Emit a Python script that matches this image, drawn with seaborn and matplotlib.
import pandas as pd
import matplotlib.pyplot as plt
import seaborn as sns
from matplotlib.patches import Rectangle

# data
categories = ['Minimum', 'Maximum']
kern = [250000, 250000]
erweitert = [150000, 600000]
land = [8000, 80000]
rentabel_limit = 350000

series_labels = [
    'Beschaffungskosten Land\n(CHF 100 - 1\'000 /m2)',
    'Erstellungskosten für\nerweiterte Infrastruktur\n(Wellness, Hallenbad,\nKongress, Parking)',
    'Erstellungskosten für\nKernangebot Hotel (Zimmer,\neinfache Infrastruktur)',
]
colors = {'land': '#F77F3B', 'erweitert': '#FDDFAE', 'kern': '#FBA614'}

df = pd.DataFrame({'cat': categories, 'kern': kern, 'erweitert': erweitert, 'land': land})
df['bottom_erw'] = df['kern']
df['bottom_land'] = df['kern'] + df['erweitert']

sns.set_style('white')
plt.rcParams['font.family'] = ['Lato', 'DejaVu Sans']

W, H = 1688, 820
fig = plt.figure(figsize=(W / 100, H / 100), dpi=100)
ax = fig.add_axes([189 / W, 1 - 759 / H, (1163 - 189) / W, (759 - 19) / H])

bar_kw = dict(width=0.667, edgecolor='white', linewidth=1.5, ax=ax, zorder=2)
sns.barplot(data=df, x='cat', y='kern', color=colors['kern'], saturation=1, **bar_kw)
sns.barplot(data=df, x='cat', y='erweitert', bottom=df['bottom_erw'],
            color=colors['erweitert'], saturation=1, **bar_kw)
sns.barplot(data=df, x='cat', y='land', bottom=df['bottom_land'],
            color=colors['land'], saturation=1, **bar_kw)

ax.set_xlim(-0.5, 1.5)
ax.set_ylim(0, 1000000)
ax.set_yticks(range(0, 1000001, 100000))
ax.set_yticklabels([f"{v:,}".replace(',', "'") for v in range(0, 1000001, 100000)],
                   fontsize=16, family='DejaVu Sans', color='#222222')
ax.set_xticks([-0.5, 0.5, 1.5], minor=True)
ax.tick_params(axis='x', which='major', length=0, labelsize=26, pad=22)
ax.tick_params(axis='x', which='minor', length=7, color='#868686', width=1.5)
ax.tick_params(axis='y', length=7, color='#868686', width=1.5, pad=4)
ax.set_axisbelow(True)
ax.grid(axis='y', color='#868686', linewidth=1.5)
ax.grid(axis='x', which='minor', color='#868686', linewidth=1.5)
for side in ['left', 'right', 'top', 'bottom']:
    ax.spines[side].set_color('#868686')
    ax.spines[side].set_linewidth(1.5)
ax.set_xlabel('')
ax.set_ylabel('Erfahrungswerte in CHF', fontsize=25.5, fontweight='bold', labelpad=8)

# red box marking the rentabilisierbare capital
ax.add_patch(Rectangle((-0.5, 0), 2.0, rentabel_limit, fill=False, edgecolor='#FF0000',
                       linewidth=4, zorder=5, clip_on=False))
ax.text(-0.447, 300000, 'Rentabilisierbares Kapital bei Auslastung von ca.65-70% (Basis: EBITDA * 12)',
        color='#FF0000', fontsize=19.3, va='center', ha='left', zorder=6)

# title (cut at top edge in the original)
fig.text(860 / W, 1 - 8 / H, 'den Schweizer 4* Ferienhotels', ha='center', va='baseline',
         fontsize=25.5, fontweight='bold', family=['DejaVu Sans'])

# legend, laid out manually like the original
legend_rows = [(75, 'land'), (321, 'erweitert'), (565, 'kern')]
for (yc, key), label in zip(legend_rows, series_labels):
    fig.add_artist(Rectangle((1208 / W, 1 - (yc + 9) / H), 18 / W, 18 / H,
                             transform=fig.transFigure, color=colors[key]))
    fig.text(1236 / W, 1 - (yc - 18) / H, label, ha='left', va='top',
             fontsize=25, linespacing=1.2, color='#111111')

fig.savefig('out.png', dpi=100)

==

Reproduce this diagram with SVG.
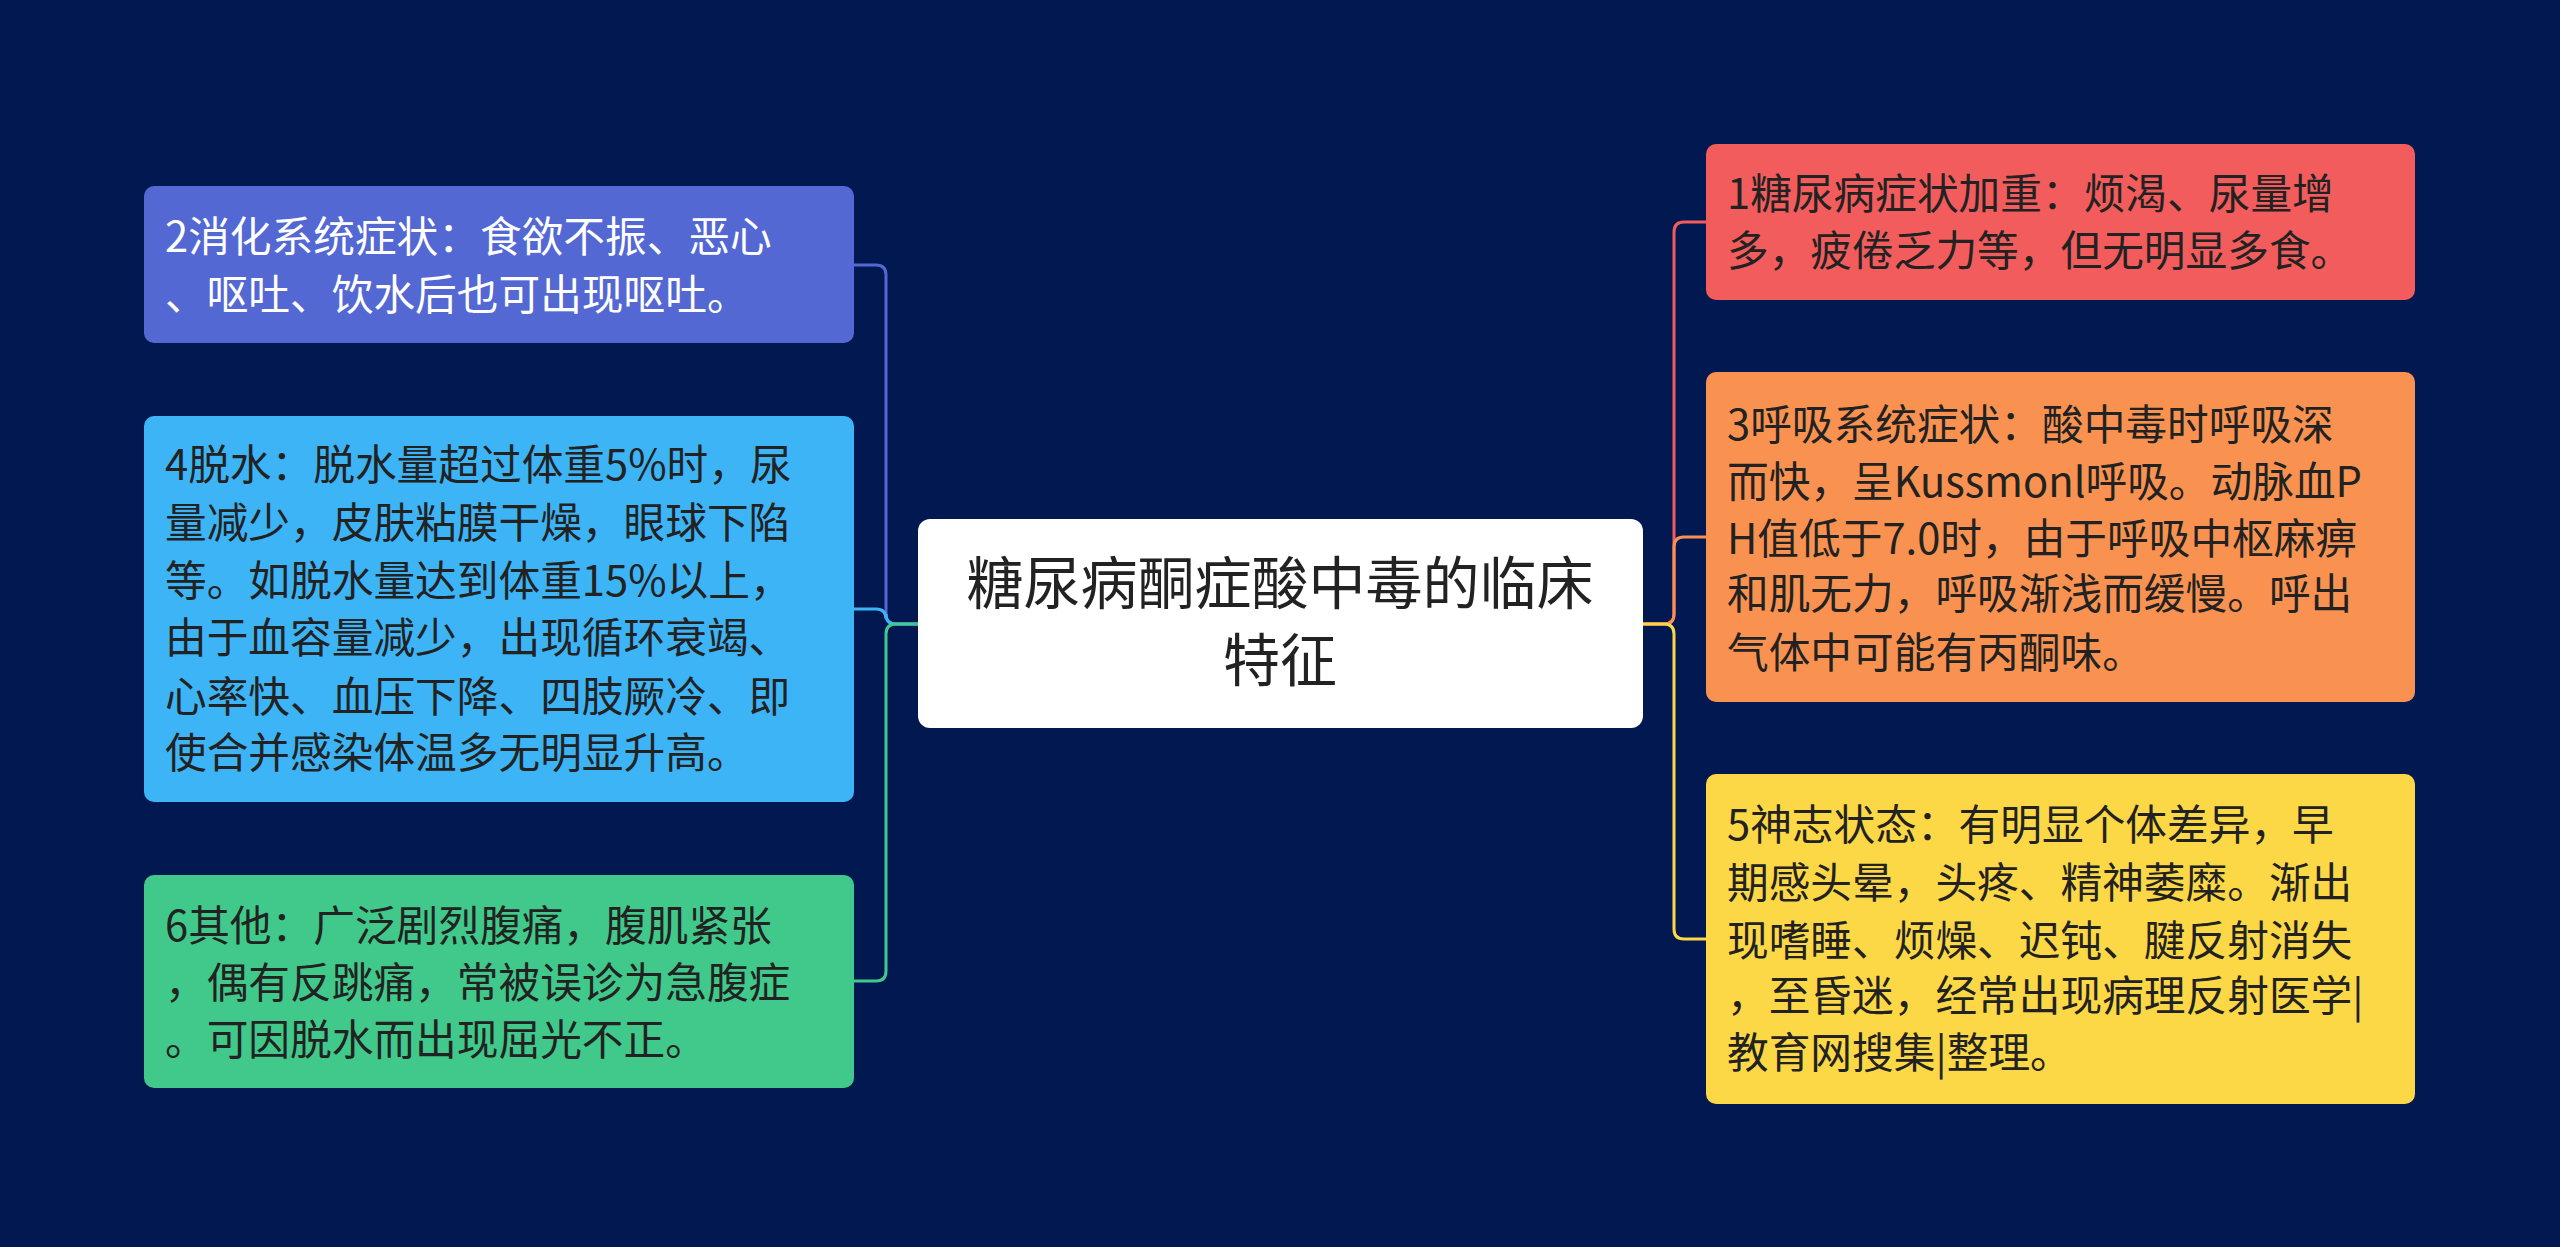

*REQUIREMENT*: Your task is to extract exactly the lines starting at the line with "Emit a Python" and ending at the line with "ax = fig.add_axes([189", including both ends, and no other lines.

*RESULT FOR THIS EXERCISE*:
Emit a Python script that matches this image, drawn with seaborn and matplotlib.
import pandas as pd
import matplotlib.pyplot as plt
import seaborn as sns
from matplotlib.patches import Rectangle

# data
categories = ['Minimum', 'Maximum']
kern = [250000, 250000]
erweitert = [150000, 600000]
land = [8000, 80000]
rentabel_limit = 350000

series_labels = [
    'Beschaffungskosten Land\n(CHF 100 - 1\'000 /m2)',
    'Erstellungskosten für\nerweiterte Infrastruktur\n(Wellness, Hallenbad,\nKongress, Parking)',
    'Erstellungskosten für\nKernangebot Hotel (Zimmer,\neinfache Infrastruktur)',
]
colors = {'land': '#F77F3B', 'erweitert': '#FDDFAE', 'kern': '#FBA614'}

df = pd.DataFrame({'cat': categories, 'kern': kern, 'erweitert': erweitert, 'land': land})
df['bottom_erw'] = df['kern']
df['bottom_land'] = df['kern'] + df['erweitert']

sns.set_style('white')
plt.rcParams['font.family'] = ['Lato', 'DejaVu Sans']

W, H = 1688, 820
fig = plt.figure(figsize=(W / 100, H / 100), dpi=100)
ax = fig.add_axes([189 / W, 1 - 759 / H, (1163 - 189) / W, (759 - 19) / H])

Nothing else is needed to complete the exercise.